According to the BLS’s CPI inflation calculator, the hourly minimum wage in August 1955 ($0.75) would be equivalent to $6.87 today. August 1960’s hourly minimum wage ($1), it would be worth $8.29 today and August 1965’s hourly minimum wage ($1.25) would be worth $9.71 in today’s dollars — all of which are significantly below the $15 mark. The closest it gets at any point in recent history was in February 1968 when that month’s $1.60 per hour minimum wage would be worth $11.49 in today’s dollars. For the record, the annual unemployment rate in 1968 was a mere 3.6 percent, according to the BLS.

But there’s still more to the story; according to a 2012 study conducted by the Center for Economic and Policy Research, if the minimum wage had continued to keep up with average productivity after 1968, it would have reached a whopping $21.72 per hour in 2012. In other words, productivity has gone way up, which has made businesses more money. But the businesses’ workers aren’t seeing any of that new wealth.

What other numbers could shed light upon the debate? Take Seattle, which recently signed legislation to raise its hourly minimum wage gradually to $15 from $9.47.
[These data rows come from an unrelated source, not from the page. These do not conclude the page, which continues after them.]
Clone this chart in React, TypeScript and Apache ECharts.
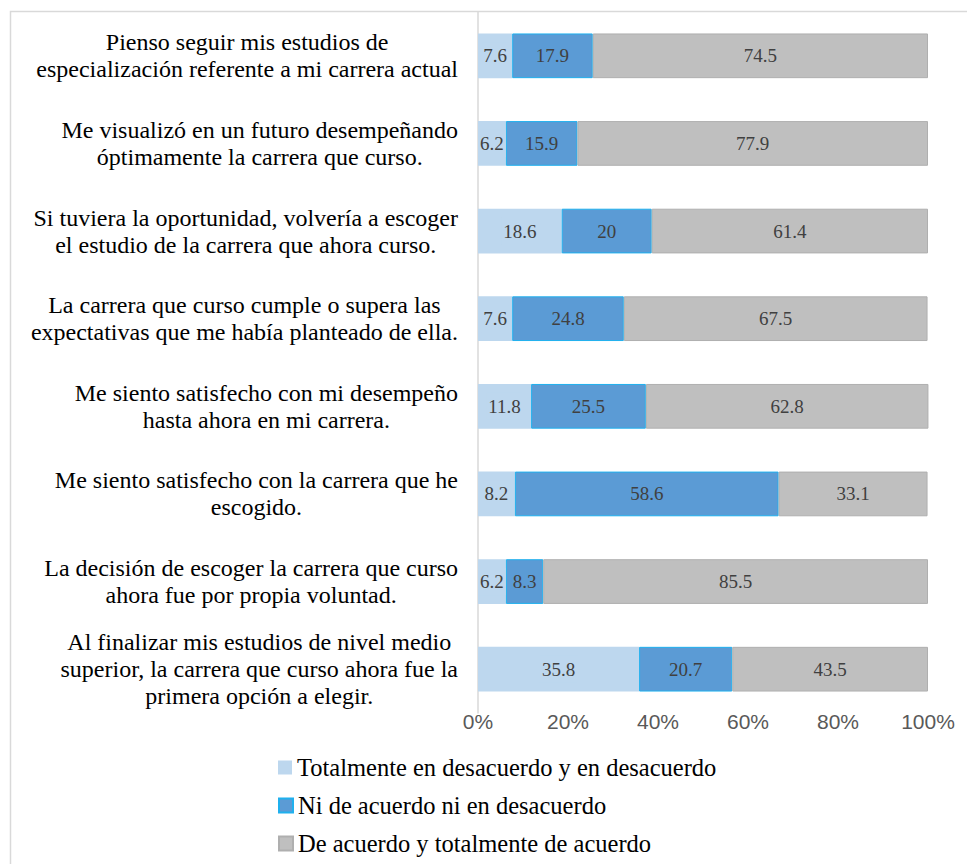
import React, { useEffect, useRef } from "react";
import * as echarts from "echarts";

const categories = [
  "Pienso seguir mis estudios de\nespecialización referente a mi carrera actual",
  "Me visualizó en un futuro desempeñando\nóptimamente la carrera que curso.",
  "Si tuviera la oportunidad, volvería a escoger\nel estudio de la carrera que ahora curso.",
  "La carrera que curso cumple o supera las\nexpectativas que me había planteado de ella.",
  "Me siento satisfecho con mi desempeño\nhasta ahora en mi carrera.",
  "Me siento satisfecho con la carrera que he\nescogido.",
  "La decisión de escoger la carrera que curso\nahora fue por propia voluntad.",
  "Al finalizar mis estudios de nivel medio\nsuperior, la carrera que curso ahora fue la\nprimera opción a elegir.",
];

const seriesNames = [
  "Totalmente en desacuerdo y en desacuerdo",
  "Ni de acuerdo ni en desacuerdo",
  "De acuerdo y totalmente de acuerdo",
];

const desacuerdo = [7.6, 6.2, 18.6, 7.6, 11.8, 8.2, 6.2, 35.8];
const neutral = [17.9, 15.9, 20, 24.8, 25.5, 58.6, 8.3, 20.7];
const acuerdo = [74.5, 77.9, 61.4, 67.5, 62.8, 33.1, 85.5, 43.5];

const xTicks = [0, 20, 40, 60, 80, 100];

const colors = ["#BDD7EE", "#5B9BD5", "#BFBFBF"];
const borders = ["#BDD7EE", "#1FB0EE", "#AFAFAF"];

export default function App() {
  const ref = useRef<HTMLDivElement>(null);
  useEffect(() => {
    if (!ref.current) return;
    const chart = echarts.init(ref.current, null, { renderer: "svg" });
    const serif = "Liberation Serif, Times New Roman, serif";
    const dataSets = [desacuerdo, neutral, acuerdo];
    chart.setOption({
      animation: false,
      backgroundColor: "#ffffff",
      color: colors,
      graphic: [
        {
          type: "rect",
          shape: { x: 10.5, y: 11.5, width: 970, height: 900 },
          style: { fill: "none", stroke: "#D9D9D9", lineWidth: 1.5 },
          silent: true,
        },
      ],
      grid: { left: 478, right: 39, top: 12, bottom: 151, containLabel: false },
      xAxis: {
        type: "value",
        min: 0,
        max: 100,
        interval: 20,
        axisLine: { show: false },
        axisTick: { show: false },
        splitLine: { show: false },
        axisLabel: {
          formatter: (v: number) => (xTicks.includes(v) ? v + "%" : ""),
          color: "#595959",
          fontSize: 21,
          fontFamily: "Liberation Sans, Arial, sans-serif",
          margin: -2,
        },
      },
      yAxis: {
        type: "category",
        inverse: true,
        data: categories,
        axisLine: { show: true, lineStyle: { color: "#D9D9D9", width: 1.5 } },
        axisTick: { show: false },
        axisLabel: {
          margin: 20,
          align: "right",
          formatter: (v: string) => `{a|${v}}`,
          rich: {
            a: {
              align: "center",
              fontSize: 24,
              lineHeight: 27,
              fontFamily: serif,
              color: "#000000",
            },
          },
        },
      },
      legend: seriesNames.map((n, i) => ({
        orient: "vertical",
        left: 278,
        top: 755 + i * 38,
        itemWidth: 14,
        itemHeight: 14,
        icon: "rect",
        padding: 0,
        textStyle: { fontFamily: serif, fontSize: 24.5, color: "#000000", padding: [0, 0, 0, 0] },
        data: [n],
      })),
      series: dataSets.map((d, i) => ({
        name: seriesNames[i],
        type: "bar",
        stack: "total",
        barWidth: "51%",
        data: d,
        itemStyle: { color: colors[i], borderColor: borders[i], borderWidth: i === 0 ? 0 : 1 },
        label: {
          show: true,
          position: "inside",
          fontFamily: serif,
          fontSize: 19,
          color: "#404040",
          backgroundColor: i === 0 ? "#BDD7EE" : "transparent",
          padding: i === 0 ? [4, 2] : 0,
          formatter: (p: any) => String(p.value),
        },
      })),
    });
    return () => chart.dispose();
  }, []);
  return (
    <div
      ref={ref}
      style={{ position: "absolute", left: 0, top: 0, width: 967, height: 864 }}
    />
  );
}
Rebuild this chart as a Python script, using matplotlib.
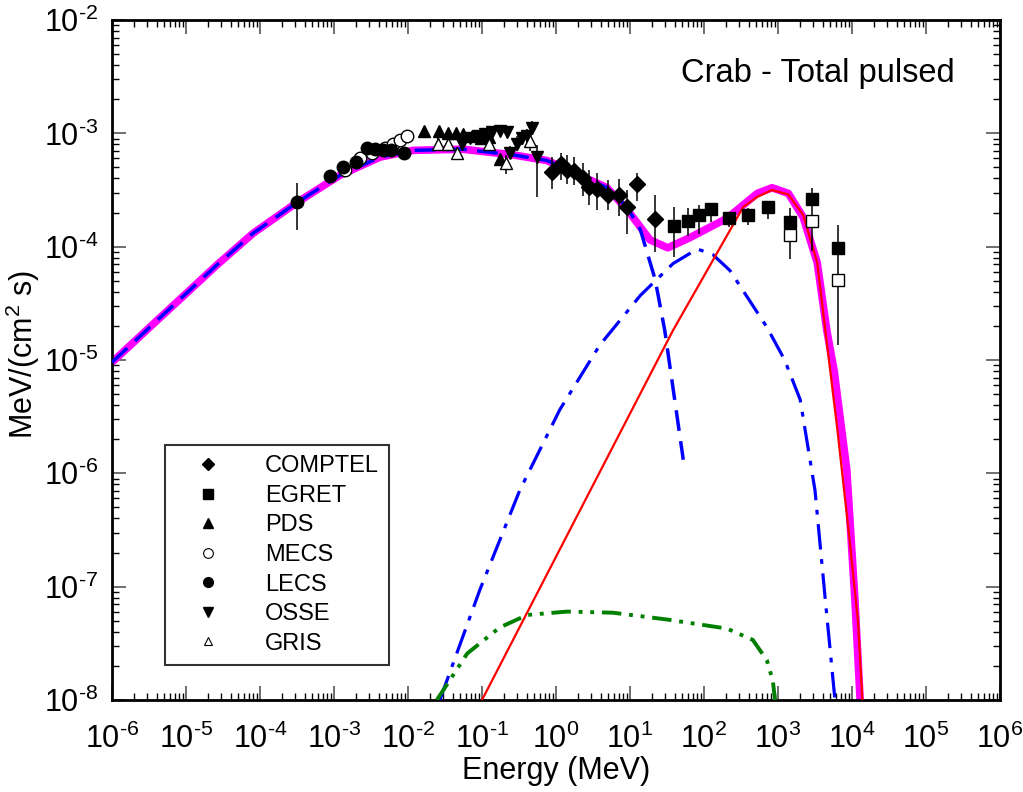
import numpy as np
import matplotlib
matplotlib.use('Agg')
import matplotlib.pyplot as plt
from matplotlib.lines import Line2D
from matplotlib.ticker import LogLocator, FuncFormatter, NullFormatter

plt.rcParams['font.family'] = ['Liberation Sans', 'DejaVu Sans']
plt.rcParams['mathtext.fontset'] = 'custom'
plt.rcParams['mathtext.rm'] = 'Liberation Sans'

# Values are log10(E / MeV) and log10(flux)

# model curves
total_logE = [-6.0, -5.39, -4.58, -4.09, -3.5, -2.92, -2.38, -1.93, -1.26, -0.58, -0.12,
              0.69, 0.97, 1.27, 1.51, 1.81, 2.31, 2.72, 2.92, 3.14, 3.34, 3.53, 3.66,
              3.76, 3.93, 4.04, 4.11]
total_logF = [-5.02, -4.65, -4.16, -3.88, -3.61, -3.37, -3.21, -3.15, -3.14, -3.19, -3.24,
              -3.48, -3.68, -3.94, -4.01, -3.92, -3.75, -3.53, -3.48, -3.53, -3.74, -4.14, -4.74,
              -5.10, -5.97, -7.12, -8.0]

sync_logE = [-6.0, -5.39, -4.58, -4.09, -3.5, -2.92, -2.38, -1.93, -1.26, -0.58, -0.12,
             0.69, 0.96, 1.14, 1.34, 1.47, 1.72]
sync_logF = [-5.02, -4.65, -4.16, -3.88, -3.61, -3.37, -3.21, -3.15, -3.14, -3.19, -3.24,
             -3.48, -3.65, -3.85, -4.29, -4.74, -5.88]

ic_logE = [-1.57, -1.03, -0.49, 0.05, 0.59, 1.14, 1.58, 1.91, 2.12, 2.35, 2.85, 3.09,
           3.30, 3.50, 3.64, 3.77]
ic_logF = [-8.0, -7.03, -6.15, -5.44, -4.87, -4.43, -4.15, -4.02, -4.07, -4.21, -4.71, -5.0,
           -5.35, -6.15, -7.12, -8.0]

curv_logE = [-1.0, 1.58, 2.53, 2.72, 2.92, 3.14, 3.34, 3.53, 3.64, 3.8, 3.97, 4.08, 4.14]
curv_logF = [-8.0, -4.74, -3.65, -3.56, -3.5, -3.54, -3.72, -4.14, -4.74, -5.6, -6.6, -7.3, -8.0]

pair_logE = [-1.61, -1.2, -0.76, -0.39, 0.15, 0.77, 1.5, 2.31, 2.66, 2.85, 2.93, 2.96]
pair_logF = [-8.0, -7.59, -7.36, -7.25, -7.22, -7.23, -7.29, -7.37, -7.47, -7.65, -7.83, -8.0]

# data points: logE, logF, lower, upper
comptel_logE = [-0.05, 0.07, 0.15, 0.24, 0.36, 0.45, 0.55, 0.70, 0.85, 0.96, 1.09, 1.34]
comptel_logF = [-3.34, -3.27, -3.32, -3.33, -3.39, -3.47, -3.49, -3.54, -3.54, -3.65, -3.45, -3.76]
comptel_lo = [-3.49, -3.41, -3.45, -3.46, -3.55, -3.63, -3.68, -3.68, -3.73, -3.89, -3.60, -4.05]
comptel_hi = [-3.21, -3.17, -3.19, -3.21, -3.26, -3.32, -3.35, -3.41, -3.40, -3.50, -3.35, -3.54]

egret_logE = [1.59, 1.78, 1.93, 2.09, 2.34, 2.59, 2.86, 3.16, 3.46, 3.81]
egret_logF = [-3.82, -3.77, -3.72, -3.67, -3.75, -3.72, -3.65, -3.78, -3.58, -4.01]
egret_lo = [-4.09, -3.91, -3.89, -3.78, -3.83, -3.81, -3.76, -4.11, -4.04, -4.87]
egret_hi = [-3.65, -3.66, -3.63, -3.62, -3.71, -3.66, -3.61, -3.66, -3.48, -3.81]

egret2_logE = [3.16, 3.46, 3.81]
egret2_logF = [-3.90, -3.77, -4.29]

pds_logE = [-1.78, -1.58, -1.46, -1.35, -1.26, -1.14, -1.02, -0.90, -0.76]
pds_logF = [-2.98, -2.98, -3.00, -3.00, -3.01, -3.02, -3.04, -3.03, -3.23]

mecs_logE = [-2.85, -2.65, -2.49, -2.31, -2.20, -2.11, -2.01]
mecs_logF = [-3.32, -3.22, -3.17, -3.13, -3.09, -3.06, -3.02]

lecs_logE = [-3.50, -3.05, -2.88, -2.70, -2.55, -2.45, -2.34, -2.23, -2.05]
lecs_logF = [-3.61, -3.38, -3.30, -3.25, -3.13, -3.14, -3.15, -3.15, -3.17]
lecs_lo = [-3.85, -3.44, -3.35, -3.30, -3.17, -3.18, -3.19, -3.19, -3.23]
lecs_hi = [-3.44, -3.33, -3.25, -3.20, -3.09, -3.10, -3.11, -3.11, -3.12]

osse_logE = [-1.27, -1.16, -1.05, -0.96, -0.86, -0.76, -0.66, -0.62, -0.53, -0.46, -0.39,
             -0.32, -0.26]
osse_logF = [-3.09, -3.04, -3.02, -3.01, -2.99, -2.98, -2.99, -3.17, -3.09, -3.04, -3.02,
             -2.95, -3.21]
osse_lo = [-3.13, -3.08, -3.06, -3.05, -3.03, -3.02, -3.04, -3.23, -3.16, -3.10, -3.08,
           -3.01, -3.56]
osse_hi = [-3.05, -3.00, -2.98, -2.97, -2.95, -2.94, -2.94, -3.11, -3.02, -2.98, -2.96,
           -2.89, -3.10]

gris_logE = [-1.59, -1.46, -1.34, -0.91, -0.68, -0.35]
gris_logF = [-3.09, -3.09, -3.17, -3.09, -3.26, -3.07]
gris_lo = [-3.14, -3.14, -3.22, -3.15, -3.36, -3.16]
gris_hi = [-3.04, -3.04, -3.12, -3.03, -3.19, -2.98]


def p(v):
    return 10 ** np.asarray(v, dtype=float)


def errplot(ax, logE, logF, lo, hi, **kw):
    x, y = p(logE), p(logF)
    yerr = [y - p(lo), p(hi) - y]
    ax.errorbar(x, y, yerr=yerr, fmt='none', ecolor='black', elinewidth=1.1, zorder=4)
    ax.plot(x, y, linestyle='none', zorder=5, **kw)


def decade_label(v, pos):
    n = int(round(np.log10(v)))
    if n < 0:
        return r'$\mathregular{10^{\text{-}%d}}$' % (-n)
    return r'$\mathregular{10^{%d}}$' % n


fig = plt.figure(figsize=(10.23, 7.92), dpi=100)
ax = fig.add_axes([0.1095, 0.1162, 0.868, 0.8585])

ax.plot(p(total_logE), p(total_logF), color='#ff00ff', lw=5.5, solid_joinstyle='round', zorder=2)
ax.plot(p(sync_logE), p(sync_logF), color='#0000ff', lw=2.5, dashes=(6, 3), zorder=3)
ax.plot(p(ic_logE), p(ic_logF), color='#0000ff', lw=2.3, dashes=(8, 3, 1.5, 3), zorder=3)
ax.plot(p(curv_logE), p(curv_logF), color='#ff0000', lw=1.6, zorder=3)
ax.plot(p(pair_logE), p(pair_logF), color='#008000', lw=2.8, dashes=(5, 2, 1, 2, 1, 2), zorder=3)

errplot(ax, comptel_logE, comptel_logF, comptel_lo, comptel_hi,
        marker='D', ms=8, color='black')
errplot(ax, egret_logE, egret_logF, egret_lo, egret_hi,
        marker='s', ms=9, color='black')
ax.plot(p(egret2_logE), p(egret2_logF), linestyle='none', marker='s', ms=9,
        mfc='white', mec='black', mew=1.0, zorder=5)
ax.plot(p(pds_logE), p(pds_logF), linestyle='none', marker='^', ms=9, color='black', zorder=5)
ax.plot(p(mecs_logE), p(mecs_logF), linestyle='none', marker='o', ms=9,
        mfc='white', mec='black', mew=1.0, zorder=5)
errplot(ax, lecs_logE, lecs_logF, lecs_lo, lecs_hi, marker='o', ms=9, color='black')
errplot(ax, osse_logE, osse_logF, osse_lo, osse_hi, marker='v', ms=9, color='black')
errplot(ax, gris_logE, gris_logF, gris_lo, gris_hi, marker='^', ms=9,
        mfc='white', mec='black', mew=1.0)

ax.set_xscale('log')
ax.set_yscale('log')
ax.set_xlim(1e-6, 1e6)
ax.set_ylim(1e-8, 1e-2)

ax.xaxis.set_major_locator(LogLocator(base=10, numticks=20))
ax.yaxis.set_major_locator(LogLocator(base=10, numticks=20))
ax.xaxis.set_minor_locator(LogLocator(base=10, subs=np.arange(2, 10), numticks=20))
ax.yaxis.set_minor_locator(LogLocator(base=10, subs=np.arange(2, 10), numticks=20))
ax.xaxis.set_major_formatter(FuncFormatter(decade_label))
ax.yaxis.set_major_formatter(FuncFormatter(decade_label))
ax.xaxis.set_minor_formatter(NullFormatter())
ax.yaxis.set_minor_formatter(NullFormatter())
ax.tick_params(which='both', direction='in', top=True, right=True, labelsize=22)
ax.tick_params(which='major', length=10, width=1.2, color='#555555')
ax.tick_params(which='minor', length=5, width=1.0)
ax.tick_params(axis='x', which='major', pad=17)
ax.tick_params(axis='y', which='major', pad=10)
for s in ax.spines.values():
    s.set_linewidth(2)

ax.set_xlabel('Energy (MeV)', fontsize=22, labelpad=1)
fig.text(0.0225, 0.553, r'MeV/(cm$^\mathregular{2}$ s)', fontsize=22,
         rotation=90, ha='center', va='center')

ax.text(0.949, 0.922, 'Crab - Total pulsed', transform=ax.transAxes,
        ha='right', va='center', fontsize=23.5)

handles = [
    Line2D([], [], ls='none', marker='D', ms=6, color='black'),
    Line2D([], [], ls='none', marker='s', ms=7, color='black'),
    Line2D([], [], ls='none', marker='^', ms=7, color='black'),
    Line2D([], [], ls='none', marker='o', ms=7, mfc='white', mec='black', mew=0.8),
    Line2D([], [], ls='none', marker='o', ms=7, color='black'),
    Line2D([], [], ls='none', marker='v', ms=7, color='black'),
    Line2D([], [], ls='none', marker='^', ms=6, mfc='white', mec='black', mew=0.8),
]
labels = ['COMPTEL', 'EGRET', 'PDS', 'MECS', 'LECS', 'OSSE', 'GRIS']
leg = ax.legend(handles, labels, loc='lower left', bbox_to_anchor=(0.06, 0.052),
                fontsize=17, frameon=True, fancybox=False, borderpad=0.42,
                labelspacing=0.32, handletextpad=1.0, handlelength=2.8,
                borderaxespad=0)
leg.get_frame().set_edgecolor('black')
leg.get_frame().set_linewidth(1.5)

fig.savefig('out.png', dpi=100)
Since the minimum wage has gone up in Seattle (it is currently at $13, which it was raised to in 2016), two major studies have yielded two very different results — one from the University of Washington and one from the University of California — Berkeley.

According to the Berkeley study, the evidence collected suggested the minimum wage increase in Seattle did not harm unemployment. Also, it says, its “estimates of the wage increases are in line with the lion’s share of results in previous credible minimum wage studies.”

The University of Washington study, however, got pretty different results — not just from the Berkeley study, but most minimum wage studies in general. According to its evidence, “the minimum wage ordinance lowered low-wage employees’ earnings by an average of $125 per month in 2016.”

The anti-minimum wage argument is furthered by economists such as William Dunkelberg, who is the chief economist for the National Federation of Independent Business: “The economy adds 3 million new people every year,” he wrote in a column for Forbes last year. “This increases the demand for haircuts, pizzas etc. etc. But the available supply of workers has shrunk, resulting in over 80% of NFIB owners that are trying to hire reporting ‘few or no qualified applicants.’ As a result, compensation gains increase in frequency as employers compete for a shrinking pool of qualified workers.”

Numbers and economics aside, Guadagno doesn’t buy the argument that the minimum wage should be “a living wage.”

“Minimum wage was never intended, in my mind, to provide a living wage,” Guadagno said, according to a report from NorthJersey.com. “It won’t, not in New Jersey. So let’s make minimum wage what it’s supposed to be, and that is a stepping stone up.”